Les chiffres présentés dans le rapport confirment les propos du gouverneur de la Banque de France. Ainsi, au 31 décembre 2009, il existait 59,3 millions de livrets A et bleu ouverts par des personnes physiques et 600.000 détenus par des personnes morales (essentiellement des associations, les organismes HLM ne détenant qu'une part marginale de livrets A). En outre, 18,1 millions de livrets ont été ouverts en 2009, contre 1,8 million l'année précédente. L'importance du nombre de livrets en circulation - qui représenteraient le taux improbable de 91% de la population française, tous âges confondus - montre qu'il existe encore de nombreux cas de multidétention, en dépit de leur interdiction. Il faut y ajouter 25,2 millions de livrets de développement durable (LDD). S'il est ainsi très répandu, le livret A est aussi très concentré : à la fin de 2009, 4,3 millions de livrets (7% du total) concentraient 42% des encours. Au total, les encours au 31 décembre sont de 175,5 milliards d'euros pour le livret A et bleu et de 69,1 milliards pour le LDD. Contrairement à certaines craintes exprimées lors de la mise en place de la réforme, les encours du livret A et bleu et du LDD ont progressé de 17,9 milliards d'euros l'an dernier. Ce chiffre global recouvre toutefois une forte poussée en début d'année suivie d'une modération en fin d'année. Il est vrai qu'au cours de 2009, le taux de rémunération du livret A est passé de 4% à 1,25%.
Ainsi que le souligne le rapport, il reste encore une réforme importante à accomplir : celle du mode de centralisation par la Caisse des Dépôts des fonds collectés via les livrets d'épargne réglementée. Celle-ci doit être adoptée avant le 30 septembre 2011, sous la forme d'un taux définissant la part de la collecte centralisée par la Caisse. Elle s'appliquera alors à compter du 1er janvier 2012. Jusqu'à cette date, la part centralisée est plafonnée à 160 milliards d'euros. Si la Caisse des Dépôts s'est déjà prononcée en faveur d'un taux de 70%, l'Observatoire de l'épargne réglementée préfère, pour sa part, attendre avant de prendre position. Il souhaite en effet observer la façon dont les banques utilisent la part des fonds collectés restant à leur bilan pour financer les PME.
A noter également : le premier rapport de l'OER propose un chapitre consacré au financement du logement social.
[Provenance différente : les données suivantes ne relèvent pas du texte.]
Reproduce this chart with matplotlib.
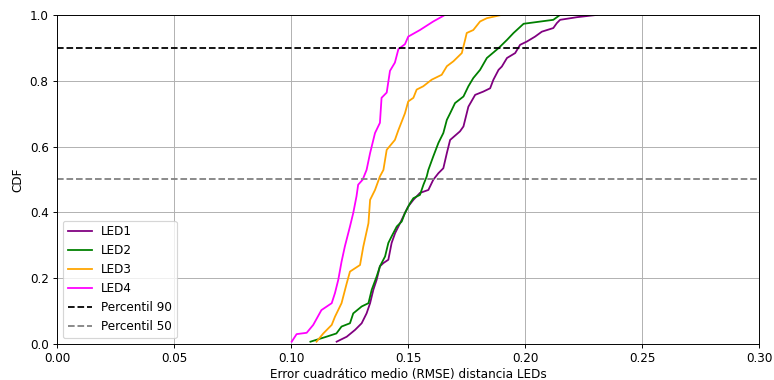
import numpy as np
import matplotlib.pyplot as plt

# RMSE (sorted) and empirical CDF per LED
led1_x   = [0.1195, 0.1238, 0.1274, 0.1302, 0.1323, 0.1338, 0.1352, 0.1366, 0.1380, 0.1395, 0.1416, 0.1430,
            0.1445, 0.1466, 0.1487, 0.1501, 0.1523, 0.1551, 0.1587, 0.1608, 0.1630, 0.1651, 0.1666, 0.1680,
            0.1722, 0.1737, 0.1744, 0.1758, 0.1787, 0.1822, 0.1851, 0.1865, 0.1887, 0.1901, 0.1923, 0.1958,
            0.1979, 0.2008, 0.2043, 0.2072, 0.2121, 0.2136, 0.2150, 0.2222, 0.2308]
led1_cdf = [0.007, 0.022, 0.043, 0.063, 0.093, 0.124, 0.165, 0.195, 0.236, 0.246, 0.256, 0.307,
            0.337, 0.367, 0.398, 0.418, 0.438, 0.459, 0.468, 0.499, 0.519, 0.534, 0.580, 0.620,
            0.646, 0.661, 0.681, 0.721, 0.757, 0.767, 0.777, 0.803, 0.833, 0.843, 0.869, 0.884,
            0.909, 0.919, 0.934, 0.949, 0.960, 0.975, 0.985, 0.993, 1.0]

led2_x   = [0.1083, 0.1151, 0.1194, 0.1216, 0.1252, 0.1266, 0.1302, 0.1331, 0.1345, 0.1366, 0.1380, 0.1402,
            0.1416, 0.1430, 0.1452, 0.1473, 0.1487, 0.1509, 0.1523, 0.1551, 0.1566, 0.1580, 0.1587, 0.1608,
            0.1630, 0.1651, 0.1666, 0.1680, 0.1701, 0.1737, 0.1758, 0.1779, 0.1808, 0.1837, 0.1887, 0.1923,
            0.1951, 0.1994, 0.2121, 0.2150]
led2_cdf = [0.007, 0.022, 0.032, 0.053, 0.063, 0.093, 0.114, 0.124, 0.165, 0.205, 0.236, 0.266,
            0.307, 0.327, 0.357, 0.372, 0.398, 0.428, 0.443, 0.453, 0.484, 0.509, 0.529, 0.570,
            0.611, 0.641, 0.681, 0.701, 0.732, 0.752, 0.783, 0.808, 0.833, 0.869, 0.899, 0.924,
            0.945, 0.973, 0.985, 1.0]

led3_x   = [0.1109, 0.1138, 0.1174, 0.1188, 0.1216, 0.1238, 0.1252, 0.1295, 0.1309, 0.1331, 0.1338, 0.1359,
            0.1380, 0.1395, 0.1409, 0.1444, 0.1459, 0.1487, 0.1501, 0.1523, 0.1537, 0.1565, 0.1601, 0.1644,
            0.1666, 0.1694, 0.1730, 0.1744, 0.1751, 0.1779, 0.1808, 0.1837, 0.1901]
led3_cdf = [0.007, 0.032, 0.058, 0.083, 0.124, 0.184, 0.220, 0.240, 0.296, 0.367, 0.438, 0.468,
            0.509, 0.529, 0.590, 0.620, 0.650, 0.701, 0.737, 0.748, 0.773, 0.783, 0.803, 0.818,
            0.844, 0.859, 0.884, 0.924, 0.945, 0.954, 0.980, 0.990, 1.0]

led4_x   = [0.1003, 0.1024, 0.1067, 0.1095, 0.1130, 0.1174, 0.1188, 0.1202, 0.1216, 0.1230, 0.1252, 0.1266,
            0.1280, 0.1287, 0.1306, 0.1323, 0.1338, 0.1359, 0.1380, 0.1387, 0.1409, 0.1423, 0.1444, 0.1459,
            0.1487, 0.1501, 0.1551, 0.1608, 0.1651]
led4_cdf = [0.007, 0.030, 0.034, 0.058, 0.103, 0.124, 0.155, 0.195, 0.250, 0.296, 0.357, 0.398,
            0.449, 0.484, 0.499, 0.529, 0.580, 0.641, 0.672, 0.748, 0.764, 0.830, 0.855, 0.896,
            0.911, 0.934, 0.954, 0.980, 0.997]

# 900x442 canvas rendered at 86 dpi -> 774x380 px
fig = plt.figure(figsize=(9.0, 4.42), dpi=86)
ax = fig.add_axes([57/774, 1 - 344/380, (759-57)/774, (344-15)/380])

ax.plot(led1_x, led1_cdf, color='purple', label='LED1')
ax.plot(led2_x, led2_cdf, color='green', label='LED2')
ax.plot(led3_x, led3_cdf, color='orange', label='LED3')
ax.plot(led4_x, led4_cdf, color='magenta', label='LED4')
ax.axhline(0.9, color='black', linestyle='--', label='Percentil 90')
ax.axhline(0.5, color='gray', linestyle='--', label='Percentil 50')

ax.set_xlim(0, 0.30)
ax.set_ylim(0, 1)
ax.set_xticks(np.arange(0, 0.31, 0.05))
ax.set_xlabel('Error cuadrático medio (RMSE) distancia LEDs', labelpad=2.5)
ax.set_ylabel('CDF')
ax.grid()
ax.legend(loc='lower left')

plt.savefig('out.png', dpi=86)
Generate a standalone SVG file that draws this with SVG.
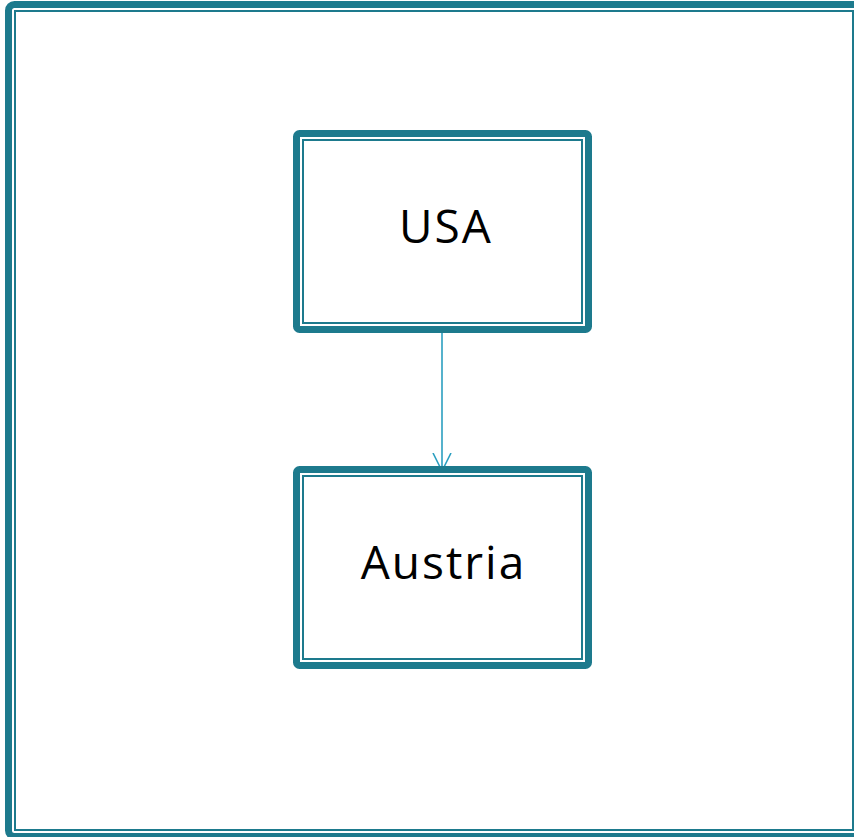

Il s'y prononce notamment en faveur de "la nécessité de construire 120.000 logements sociaux par an pour combler le déficit actuel de l'offre" et souligne que "les projections des besoins en matière de construction [...] font ressortir un besoin de construction supérieur à celui observé en moyenne au cours des vingt dernières années".

 

Jean-Noël Escudié / PCA

 

L'USH n'est qu'à demi rassurée
L'Union sociale pour l'habitat (USH) - dont le président est Thierry Repentin, membre également de l'OER, qui fédère 800 organismes gérant 4,2 millions de logements - a aussitôt réagi à la publication du premier rapport de l'OER. Sans remettre en cause les chiffres présentés dans ce dernier, elle estime néanmoins, dans un communiqué du 29 juillet 2010, que "le faible recul que l'on a aujourd'hui sur l'application de cette réforme et le caractère forcément limité des informations qui ont pu être réunies sur cette période courte, ne permettent pas [...] de conclure sur les résultats obtenus". Renouvelant les craintes qu'elle avait déjà exprimées l'an dernier (voir notre article ci-contre du 12 novembre 2009), l'USH "rappelle le caractère essentiel du livret A pour le financement du logement social en France [et] ne peut que réaffirmer ses inquiétudes sur la pérennité de cette ressource au niveau nécessaire". L'enjeu est de taille puisque près des trois quarts du financement d'un programme "classique" de logement social reposent sur le prêt consenti par la Caisse des Dépôts. L'USH rappelle donc le gouvernement à son engagement, pris devant le Parlement, de centraliser au moins 70% de la collecte auprès de la Caisse des Dépôts, et donc au bénéfice du financement du logement social. Aussi entend-t-elle porter "une attention toute particulière à la concertation préalable au futur texte réglementaire qui arrêtera, avant le 30 septembre 2011, le taux de centralisation du livret A".